The mechanism of actions of 3-(5'-(hydroxymethyl-2'-furyl)-1-benzyl indazole (YC-1) on Ca(2+)-activated K(+) currents in GH(3) lactotrophs.

The effects of 3-(5'-hydroxymethyl-2'-furyl)-1-benzyl indazole (YC-1), an activator of soluble guanylyl cyclase, on ionic currents have been assessed in rat pituitary GH(3) lactotrophs. In GH(3) cells bathed in normal Tyrode's solution, YC-1 (1 microM) reversibly suppressed the amplitude of the Ca(2+)-activated K(+) current (I(K(Ca))). YC-1 at a concentration above 10 microM produced a biphasic response in the amplitude of I(K(Ca)), i.e., an initial decrease followed by a sustained increase. When the pipette solutions were filled with high EGTA (10 mM), the YC-1-induced stimulatory effect on I(K(Ca)) was abolished. Over a similar concentration range, YC-1 also effectively inhibited the voltage-dependent K(+) current (I(K(V))) in GH(3) cells.
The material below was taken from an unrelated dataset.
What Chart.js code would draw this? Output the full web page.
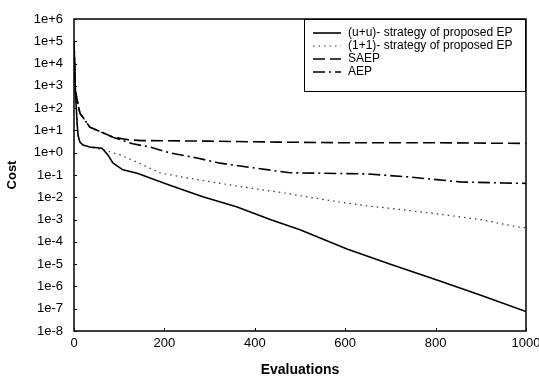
<!DOCTYPE html>
<html>
<head>
<meta charset="utf-8">
<script src="https://cdn.jsdelivr.net/npm/chart.js@4/dist/chart.umd.min.js"></script>
<style>
  html, body { margin: 0; padding: 0; background: #fff; }
  #wrap { width: 539px; height: 377px; }
</style>
</head>
<body>
<div id="wrap"><canvas id="costChart" width="539" height="377"></canvas></div>
<script>
// Series (evaluations vs cost)
const uuEvals = [0, 3, 7, 9, 13, 20, 35, 62, 75, 86, 108, 140, 212, 285, 361, 434, 500, 604, 700, 803, 900, 1000];
const uuCost = [1e5, 600, 20, 6, 3, 2.2, 1.8, 1.6, 0.8, 0.35, 0.17, 0.12, 0.035, 0.0105, 0.0037, 0.001, 3.5e-4, 4.8e-5, 1e-5, 1.95e-6, 4e-7, 7.5e-8];

const oneEvals = [0, 3, 7, 9, 13, 20, 35, 64, 102, 139, 190, 250, 301, 361, 427, 462, 550, 648, 700, 803, 900, 980, 1000];
const oneCost = [1e5, 600, 20, 6, 3, 2.2, 1.8, 1.35, 0.8, 0.38, 0.125, 0.074, 0.05, 0.032, 0.02, 0.016, 0.008, 0.0041, 0.0032, 0.0018, 0.001, 4.7e-4, 4.3e-4];

const saepEvals = [0, 3, 13, 35, 64, 86, 120, 150, 300, 450, 600, 800, 1000];
const saepCost = [1e5, 600, 60, 14, 7.8, 5, 3.8, 3.5, 3.3, 3.0, 2.8, 2.8, 2.6];

const aepEvals = [0, 3, 13, 35, 64, 86, 130, 168, 212, 272, 323, 396, 478, 648, 743, 854, 949, 1000];
const aepCost = [1e5, 600, 60, 14, 7.8, 5, 2.5, 1.8, 0.98, 0.58, 0.34, 0.21, 0.126, 0.112, 0.081, 0.049, 0.044, 0.042];

const seriesLabels = ['(u+u)- strategy of proposed EP', '(1+1)- strategy of proposed EP', 'SAEP', 'AEP'];

// Axis ticks
const xTicks = [0, 200, 400, 600, 800, 1000];
const yTickValues = [1e-8, 1e-7, 1e-6, 1e-5, 1e-4, 1e-3, 1e-2, 1e-1, 1e0, 1e1, 1e2, 1e3, 1e4, 1e5, 1e6];
const yTickLabels = ['1e-8', '1e-7', '1e-6', '1e-5', '1e-4', '1e-3', '1e-2', '1e-1', '1e+0', '1e+1', '1e+2', '1e+3', '1e+4', '1e+5', '1e+6'];

const FONT = '"Liberation Sans", Arial, sans-serif';

function pairs(xs, ys) {
  return xs.map((x, i) => ({ x: x, y: ys[i] }));
}

// frame, inward tick marks and the boxed legend
const framePlugin = {
  id: 'frame',
  afterDatasetsDraw(chart) {
    const ctx = chart.ctx;
    const a = chart.chartArea;
    const xs = chart.scales.x, ys = chart.scales.y;
    ctx.save();
    ctx.strokeStyle = '#000';
    ctx.lineWidth = 1.5;
    ctx.setLineDash([]);
    ctx.strokeRect(a.left, a.top, a.right - a.left, a.bottom - a.top);

    ctx.lineWidth = 1;
    ctx.beginPath();
    yTickValues.forEach(v => {
      const py = Math.round(ys.getPixelForValue(v)) + 0.5;
      ctx.moveTo(a.left, py);
      ctx.lineTo(a.left + 3, py);
    });
    xTicks.forEach(v => {
      const px = Math.round(xs.getPixelForValue(v)) + 0.5;
      ctx.moveTo(px, a.bottom);
      ctx.lineTo(px, a.bottom - 3);
    });
    ctx.stroke();

    // legend box
    const bx = 304, by = a.top, bw = a.right - 1 - 304, bh = 72;
    ctx.fillStyle = '#fff';
    ctx.fillRect(bx, by, bw, bh);
    ctx.lineWidth = 1;
    ctx.strokeRect(bx + 0.5, by + 0.5, bw, bh);

    ctx.font = '12px ' + FONT;
    ctx.textBaseline = 'middle';
    chart.data.datasets.forEach((ds, i) => {
      const ry = by + 14 + i * 13;
      ctx.strokeStyle = ds.borderColor;
      ctx.lineWidth = ds.borderWidth;
      ctx.setLineDash(ds.borderDash || []);
      ctx.beginPath();
      ctx.moveTo(313, ry);
      ctx.lineTo(341, ry);
      ctx.stroke();
      ctx.setLineDash([]);
      ctx.fillStyle = '#000';
      ctx.fillText(ds.label, 348, ry);
    });
    ctx.restore();
  }
};

const ctx = document.getElementById('costChart').getContext('2d');
new Chart(ctx, {
  type: 'line',
  data: {
    datasets: [
      {
        label: seriesLabels[0],
        data: pairs(uuEvals, uuCost),
        borderColor: '#000',
        borderWidth: 1.6,
        pointRadius: 0,
        tension: 0
      },
      {
        label: seriesLabels[1],
        data: pairs(oneEvals, oneCost),
        borderColor: '#333',
        borderWidth: 1.2,
        borderDash: [1.5, 4],
        pointRadius: 0,
        tension: 0
      },
      {
        label: seriesLabels[2],
        data: pairs(saepEvals, saepCost),
        borderColor: '#000',
        borderWidth: 1.6,
        borderDash: [12, 5],
        pointRadius: 0,
        tension: 0
      },
      {
        label: seriesLabels[3],
        data: pairs(aepEvals, aepCost),
        borderColor: '#000',
        borderWidth: 1.6,
        borderDash: [12, 4, 2, 4],
        pointRadius: 0,
        tension: 0
      }
    ]
  },
  options: {
    responsive: false,
    animation: false,
    layout: {
      padding: { left: 0, right: 13, top: 19, bottom: 0 }
    },
    plugins: {
      legend: { display: false },
      tooltip: { enabled: false }
    },
    scales: {
      x: {
        type: 'linear',
        min: 0,
        max: 1000,
        afterBuildTicks: function(scale) {
          scale.ticks = xTicks.map(v => ({ value: v }));
        },
        afterFit: function(scale) {
          scale.height = 46;
          scale.paddingRight = 0;
        },
        grid: { display: false, drawTicks: false },
        border: { display: false },
        ticks: {
          color: '#000',
          padding: 5,
          maxRotation: 0,
          font: { family: FONT, size: 13 },
          callback: function(value) {
            return String(value);
          }
        },
        title: {
          display: true,
          text: 'Evaluations',
          color: '#000',
          padding: { top: 0, bottom: 0 },
          font: { family: FONT, size: 14, weight: 'bold', lineHeight: 1 }
        }
      },
      y: {
        type: 'logarithmic',
        min: 1e-8,
        max: 1e6,
        afterBuildTicks: function(scale) {
          scale.ticks = yTickValues.map(v => ({ value: v }));
        },
        afterFit: function(scale) {
          scale.width = 74;
        },
        grid: { display: false, drawTicks: false },
        border: { display: false },
        ticks: {
          color: '#000',
          padding: 11,
          autoSkip: false,
          font: { family: FONT, size: 13 },
          callback: function(value) {
            const i = yTickValues.findIndex(v => Math.abs(Math.log10(v) - Math.log10(value)) < 1e-6);
            return i >= 0 ? yTickLabels[i] : '';
          }
        },
        title: {
          display: true,
          text: 'Cost',
          color: '#000',
          padding: { top: 6, bottom: 0 },
          font: { family: FONT, size: 13, weight: 'bold', lineHeight: 1 }
        }
      }
    }
  },
  plugins: [framePlugin]
});
</script>
</body>
</html>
The IC(50) value required for the inhibition of I(K(V)) by YC-1 was 1 microM. Unlike YC-1, 8-bromo cGMP did not inhibit I(K(Ca)). However, YC-1 (10 microM) did not affect the amplitude of L-type Ca(2+) current. In the cell-attached configuration, application of YC-1 (10 microM) to the bath did not change the single-channel conductance of the large-conductance Ca(2+)-activated K(+) (BK(Ca)) channels; however, it did increase the opening probability of BK(Ca) channels. In contrast, in the outside-out configuration, YC-1 (10 microM) significantly suppressed the opening probability of BK(Ca) channels. The present study shows dual effects of YC-1 on I(K(Ca)) in GH(3) cells. The YC-1-mediated stimulation of I(K(Ca)) may result from elevated cytosolic Ca(2+), whereas the inhibition of I(K(Ca)) and I(K(V)) by YC-1 appears to be direct and independent of the activation of soluble guanylyl cyclase. Caution thus needs to be used in attributing the YC-1-mediated response to the activation of soluble guanylyl cyclase.